I am struggling to establish robust UART communication using HAL. It also seems I am not alone, there were many similar questions here, all closed without an answer. Here are some of them:

https://community.st.com/s/question/0D50X00009XkfAH/handling-uart-errors-with-hal

https://community.st.com/s/question/0D50X00009XkfFg/stm32-hal-uart-error-managment

https://community.st.com/s/question/0D50X00009XkgNBSAZ/hal-uarts-and-overrun-errors

https://community.st.com/s/question/0D50X00009Xkfom/stm32f407-uart-error-handling

In our system we have multiple UART channels between several MCUs. The data is passed in packets with variable length using standard DMA for transmission and circular DMA for reception. Since low latency is important for us, we also have RTO enabled to read partial buffers when there are pauses in reception.

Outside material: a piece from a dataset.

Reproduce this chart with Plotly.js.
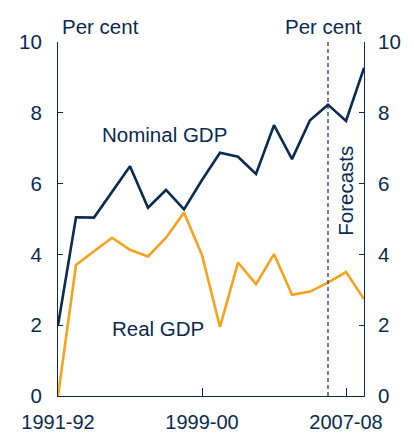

Problem 1: Recently updated HAL treats RTO as an error and stops communication. We sort of solved this by adding user code to USARTx_IRQHandler() and clearing flag before default HAL processing. An ugly solution to artificially created problem.

Problem 2: It seems HAL uses same UART_DMAError function for hdmatx->XferErrorCallback and hdmarx->XferErrorCallback. This function stops BOTH Tx and Rx DMA transfers regardless of an error. As a result Rx error on device A terminates transmission as well, which causes Rx error on device B, which terminates its own DMA too.

At this point both devices trying to restart UART, and then simple timing decides outcome: if receiver is ready when transmission begins everything is OK. If Tx begins first then receiver seems to catch the middle of incoming frame and rise an error again.

Question 1: is there an example of correct HAL error handling? Every single piece of code I found on the web does something like calling Error_Handler() in main, which is not really "handling".

Question 2: Why RTO is treated as an error in HAL? And not just any error, but a "blocking" one, requiring stopping everything right away.

Question 3: Are there really any Tx errors? I went through all the register descriptions and all I could see are Rx-related interrupts, like parity, frame, overflow etc. Furthermore, in HAL_UART_IRQHandler() all the errors are processed in Rx half of the code, transmission half only checks for TC flag. On the other hand HAL_UART_ERROR_DMA looks like "all in one" for Rx and Tx, and there is no way to tell the difference in user callback function.

Pavel A. · ‎2021-03-23

Which STM32? Does your model have UARTs with RTO?

There is a set of very good examples of UARTs with DMA by Tilen Majerle.

If you haven't seen these yet, do it now.

-- pa

maple · ‎2021-03-23

We have a mix of STM32L431CC, STM32L4Q5CG and STM32F303RET6, as well as some non-STM devices and even USB-UART dongles bridging to PC. The STM devices do have RTO and we are using it already, after hacking stm32lxx_hal_uart.c to disable default handling of it as an error.

The application note by Majerle is a perfect example of what I was talking about - completely devoid of any error handling.

There are tons of examples like that on the web, good for teaching students but useless for real world.

waclawek.jan · ‎2021-03-23

Cube/HAL inevitably implements only one or a limited number of usage models, that's what abstraction is all about. In this particular case, the model is "UART mostly works, and if anything happens, all communication is off, let's start from scratch". This is not a bad model for things like bootloaders, where the user can simply retry by replugging in the unlikely case of error.

There are people who try to wrestle a different model into Cube/HAL's framework, and sometimes (maybe most of the time - usually we see only the failures here) they succeed. I don't recommend it, though.

UART is what, 3 registers, and DMA another 4? OK I'm exaggerrating here, but it's not rocket science either.

JW

HPATH.1 · ‎2022-11-28

no one answered this yet. :smirking_face: